## GIVEN PROBLEM
Transcribe the records below exactly as they appear, omitting any pictures.

(Records with drawing code)
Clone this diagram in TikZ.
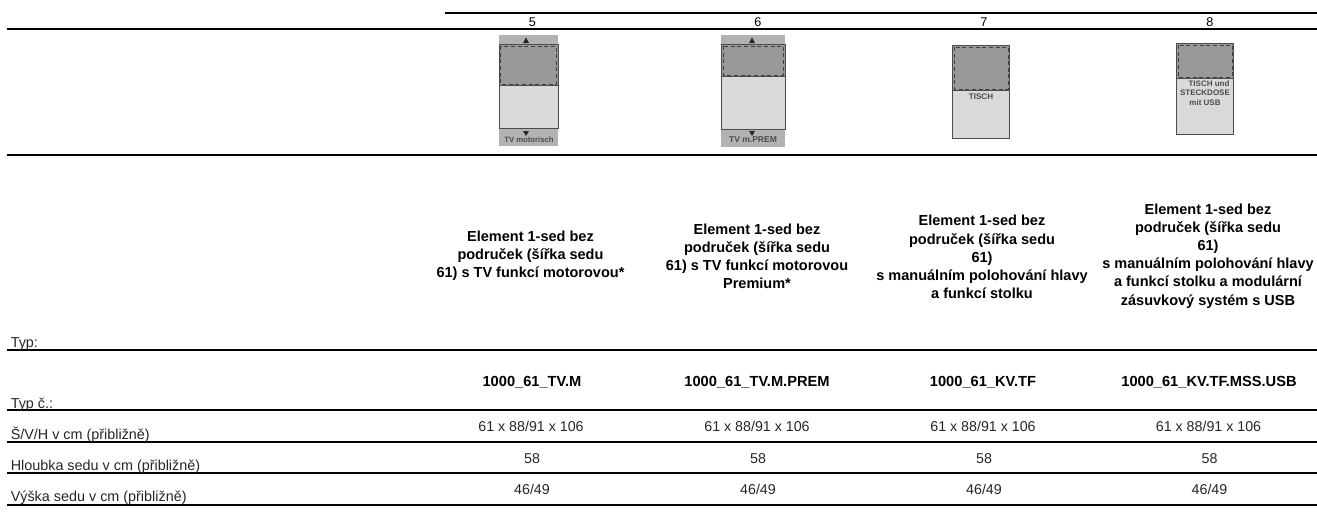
\documentclass[tikz,border=0pt]{standalone}
\usepackage{fontspec}
\setmainfont{Liberation Sans}
\usepackage{tikz}
\usetikzlibrary{positioning}

\definecolor{darkpanel}{gray}{0.60}
\definecolor{lightpanel}{gray}{0.85}
\definecolor{midpanel}{gray}{0.70}

\tikzset{
    x=0.0264cm, y=-0.0264cm,
    rule/.style={line width=1.4pt},
    rowlabel/.style={anchor=base west, inner sep=0pt, font=\fontsize{10.8}{12}\selectfont, text=black!85},
    colnum/.style={anchor=base, inner sep=0pt, font=\fontsize{9.5}{10}\selectfont},
    cell/.style={anchor=base, inner sep=0pt, font=\fontsize{10.7}{12}\selectfont, text=black!85},
    typetext/.style={align=center, inner sep=0pt, font=\bfseries\fontsize{10.9}{13.6}\selectfont},
    partno/.style={anchor=base, inner sep=0pt, font=\bfseries\fontsize{11}{12}\selectfont},
    panel/.style={draw=black!70, line width=0.5pt},
    frame/.style={draw=black!75, dashed, dash pattern=on 3pt off 2pt, line width=0.5pt},
    tag/.style={inner sep=0pt, align=center, text=black!70, font=\bfseries\fontsize{5.8}{7}\selectfont},
    tiparrow/.style={fill=black!85, draw=none},
}

\begin{document}
\begin{tikzpicture}
    \useasboundingbox (0,0) rectangle (1317,511);

    % rules
    \draw[rule] (445,13) -- (1317,13);
    \draw[rule] (7,29) -- (1317,29);
    \draw[rule] (7,155) -- (1317,155);
    \draw[rule] (7,350) -- (1317,350);
    \draw[rule] (7,410) -- (1317,410);
    \draw[rule] (7,442) -- (1317,442);
    \draw[rule] (7,473) -- (1317,473);
    \draw[rule] (7,505) -- (1317,505);

    % column numbers
    \node[colnum] (numA) at (532.5,26.5) {5};
    \node[colnum] (numB) at (758,26.5) {6};
    \node[colnum] (numC) at (984,26.5) {7};
    \node[colnum] (numD) at (1210,26.5) {8};

    % sketch 5
    \fill[midpanel] (499,35) rectangle (558,146);
    \draw[panel, fill=darkpanel] (499,44) rectangle (558,85);
    \draw[panel, fill=lightpanel] (499,85) rectangle (558,128);
    \draw[frame] (500,46) rectangle (556,84);
    \fill[tiparrow] (523,43) -- (526,37.5) -- (529,43) -- cycle;
    \fill[tiparrow] (523,131) -- (526,136) -- (529,131) -- cycle;
    \node[tag] (tagA) at (529,140) {TV motorisch};

    % sketch 6
    \fill[midpanel] (721,35) rectangle (785,147);
    \draw[panel, fill=darkpanel] (721,44) rectangle (785,76);
    \draw[panel, fill=lightpanel] (721,76) rectangle (785,129);
    \draw[frame] (723,46) rectangle (783,75);
    \fill[tiparrow] (749,43) -- (752,37.5) -- (755,43) -- cycle;
    \fill[tiparrow] (749,131) -- (752,136) -- (755,131) -- cycle;
    \node[tag, font=\bfseries\fontsize{6.4}{7}\selectfont] (tagB) at (753,139.5) {TV m.PREM};

    % sketch 7
    \draw[panel, fill=lightpanel] (952,45) rectangle (1009,138);
    \draw[panel, fill=darkpanel] (952,45) rectangle (1009,90);
    \draw[frame] (954,47) rectangle (1008,89);
    \node[tag, font=\bfseries\fontsize{6.1}{7}\selectfont] (tagC) at (981,97) {TISCH};

    % sketch 8
    \draw[panel, fill=lightpanel] (1176,43) rectangle (1233,134);
    \draw[panel, fill=darkpanel] (1176,43) rectangle (1233,78);
    \draw[frame] (1178,45) rectangle (1232,77);
    \node[tag, font=\bfseries\fontsize{6}{7.3}\selectfont] (tagD) at (1205,93) {\hspace*{6pt}TISCH und\\STECKDOSE\\mit USB};

    % type row
    \node[typetext] (typeA) at (530.5,256) {Element 1-sed bez\\područek (šířka sedu\\61) s TV funkcí motorovou*};
    \node[typetext] (typeB) at (757,256) {Element 1-sed bez\\područek (šířka sedu\\61) s TV funkcí motorovou\\Premium*};
    \node[typetext] (typeC) at (982,257) {Element 1-sed bez\\područek (šířka sedu\\61)\\s manuálním polohování hlavy\\a funkcí stolku};
    \node[typetext] (typeD) at (1208,256) {Element 1-sed bez\\područek (šířka sedu\\61)\\s manuálním polohování hlavy\\a funkcí stolku a modulární\\zásuvkový systém s USB};

    % row labels
    \node[rowlabel] (rowType) at (10.5,347) {Typ:};
    \node[rowlabel] (rowNo) at (10.5,408) {Typ č.:};
    \node[rowlabel] (rowSize) at (10.5,439) {Š/V/H v cm (přibližně)};
    \node[rowlabel] (rowDepth) at (10.5,470) {Hloubka sedu v cm (přibližně)};
    \node[rowlabel] (rowHeight) at (10.5,501.5) {Výška sedu v cm (přibližně)};

    % part numbers
    \node[partno] (noA) at (532,386) {1000\_61\_TV.M};
    \node[partno] (noB) at (757,386) {1000\_61\_TV.M.PREM};
    \node[partno] (noC) at (983,386) {1000\_61\_KV.TF};
    \node[partno] (noD) at (1209,386) {1000\_61\_KV.TF.MSS.USB};

    % value rows
    \foreach \cx/\dx/\cn in {531/532/A, 757/758/B, 983/984/C, 1208.5/1209.5/D} {
        \node[cell] (size\cn) at (\cx,431.5) {61 x 88/91 x 106};
        \node[cell] (depth\cn) at (\dx,463) {58};
        \node[cell] (height\cn) at (\dx,494.5) {46/49};
    }
\end{tikzpicture}
\end{document}
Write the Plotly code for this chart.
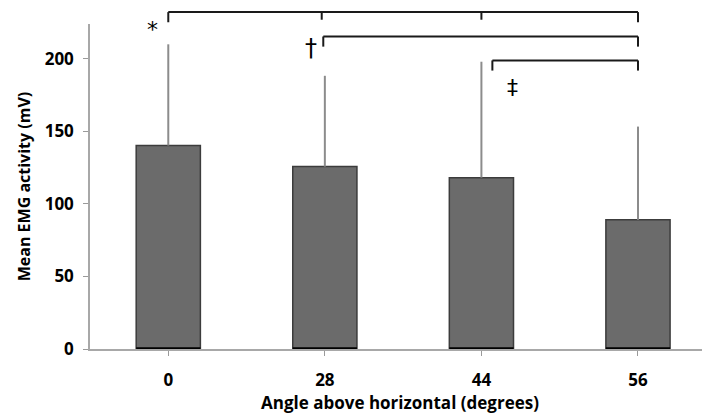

## WRITTEN SOLUTION
Clone this diagram in TikZ.
\documentclass[tikz,border=0pt]{standalone}
\usepackage{fontspec}
\setmainfont{Liberation Sans}
\usepackage{tikz}
\usetikzlibrary{positioning}

\definecolor{darkpanel}{gray}{0.60}
\definecolor{lightpanel}{gray}{0.85}
\definecolor{midpanel}{gray}{0.70}

\tikzset{
    x=0.0264cm, y=-0.0264cm,
    rule/.style={line width=1.4pt},
    rowlabel/.style={anchor=base west, inner sep=0pt, font=\fontsize{10.8}{12}\selectfont, text=black!85},
    colnum/.style={anchor=base, inner sep=0pt, font=\fontsize{9.5}{10}\selectfont},
    cell/.style={anchor=base, inner sep=0pt, font=\fontsize{10.7}{12}\selectfont, text=black!85},
    typetext/.style={align=center, inner sep=0pt, font=\bfseries\fontsize{10.9}{13.6}\selectfont},
    partno/.style={anchor=base, inner sep=0pt, font=\bfseries\fontsize{11}{12}\selectfont},
    panel/.style={draw=black!70, line width=0.5pt},
    frame/.style={draw=black!75, dashed, dash pattern=on 3pt off 2pt, line width=0.5pt},
    tag/.style={inner sep=0pt, align=center, text=black!70, font=\bfseries\fontsize{5.8}{7}\selectfont},
    tiparrow/.style={fill=black!85, draw=none},
}

\begin{document}
\begin{tikzpicture}
    \useasboundingbox (0,0) rectangle (1317,511);

    % rules
    \draw[rule] (445,13) -- (1317,13);
    \draw[rule] (7,29) -- (1317,29);
    \draw[rule] (7,155) -- (1317,155);
    \draw[rule] (7,350) -- (1317,350);
    \draw[rule] (7,410) -- (1317,410);
    \draw[rule] (7,442) -- (1317,442);
    \draw[rule] (7,473) -- (1317,473);
    \draw[rule] (7,505) -- (1317,505);

    % column numbers
    \node[colnum] (numA) at (532.5,26.5) {5};
    \node[colnum] (numB) at (758,26.5) {6};
    \node[colnum] (numC) at (984,26.5) {7};
    \node[colnum] (numD) at (1210,26.5) {8};

    % sketch 5
    \fill[midpanel] (499,35) rectangle (558,146);
    \draw[panel, fill=darkpanel] (499,44) rectangle (558,85);
    \draw[panel, fill=lightpanel] (499,85) rectangle (558,128);
    \draw[frame] (500,46) rectangle (556,84);
    \fill[tiparrow] (523,43) -- (526,37.5) -- (529,43) -- cycle;
    \fill[tiparrow] (523,131) -- (526,136) -- (529,131) -- cycle;
    \node[tag] (tagA) at (529,140) {TV motorisch};

    % sketch 6
    \fill[midpanel] (721,35) rectangle (785,147);
    \draw[panel, fill=darkpanel] (721,44) rectangle (785,76);
    \draw[panel, fill=lightpanel] (721,76) rectangle (785,129);
    \draw[frame] (723,46) rectangle (783,75);
    \fill[tiparrow] (749,43) -- (752,37.5) -- (755,43) -- cycle;
    \fill[tiparrow] (749,131) -- (752,136) -- (755,131) -- cycle;
    \node[tag, font=\bfseries\fontsize{6.4}{7}\selectfont] (tagB) at (753,139.5) {TV m.PREM};

    % sketch 7
    \draw[panel, fill=lightpanel] (952,45) rectangle (1009,138);
    \draw[panel, fill=darkpanel] (952,45) rectangle (1009,90);
    \draw[frame] (954,47) rectangle (1008,89);
    \node[tag, font=\bfseries\fontsize{6.1}{7}\selectfont] (tagC) at (981,97) {TISCH};

    % sketch 8
    \draw[panel, fill=lightpanel] (1176,43) rectangle (1233,134);
    \draw[panel, fill=darkpanel] (1176,43) rectangle (1233,78);
    \draw[frame] (1178,45) rectangle (1232,77);
    \node[tag, font=\bfseries\fontsize{6}{7.3}\selectfont] (tagD) at (1205,93) {\hspace*{6pt}TISCH und\\STECKDOSE\\mit USB};

    % type row
    \node[typetext] (typeA) at (530.5,256) {Element 1-sed bez\\područek (šířka sedu\\61) s TV funkcí motorovou*};
    \node[typetext] (typeB) at (757,256) {Element 1-sed bez\\područek (šířka sedu\\61) s TV funkcí motorovou\\Premium*};
    \node[typetext] (typeC) at (982,257) {Element 1-sed bez\\područek (šířka sedu\\61)\\s manuálním polohování hlavy\\a funkcí stolku};
    \node[typetext] (typeD) at (1208,256) {Element 1-sed bez\\područek (šířka sedu\\61)\\s manuálním polohování hlavy\\a funkcí stolku a modulární\\zásuvkový systém s USB};

    % row labels
    \node[rowlabel] (rowType) at (10.5,347) {Typ:};
    \node[rowlabel] (rowNo) at (10.5,408) {Typ č.:};
    \node[rowlabel] (rowSize) at (10.5,439) {Š/V/H v cm (přibližně)};
    \node[rowlabel] (rowDepth) at (10.5,470) {Hloubka sedu v cm (přibližně)};
    \node[rowlabel] (rowHeight) at (10.5,501.5) {Výška sedu v cm (přibližně)};

    % part numbers
    \node[partno] (noA) at (532,386) {1000\_61\_TV.M};
    \node[partno] (noB) at (757,386) {1000\_61\_TV.M.PREM};
    \node[partno] (noC) at (983,386) {1000\_61\_KV.TF};
    \node[partno] (noD) at (1209,386) {1000\_61\_KV.TF.MSS.USB};

    % value rows
    \foreach \cx/\dx/\cn in {531/532/A, 757/758/B, 983/984/C, 1208.5/1209.5/D} {
        \node[cell] (size\cn) at (\cx,431.5) {61 x 88/91 x 106};
        \node[cell] (depth\cn) at (\dx,463) {58};
        \node[cell] (height\cn) at (\dx,494.5) {46/49};
    }
\end{tikzpicture}
\end{document}
Write the Plotly code for this chart.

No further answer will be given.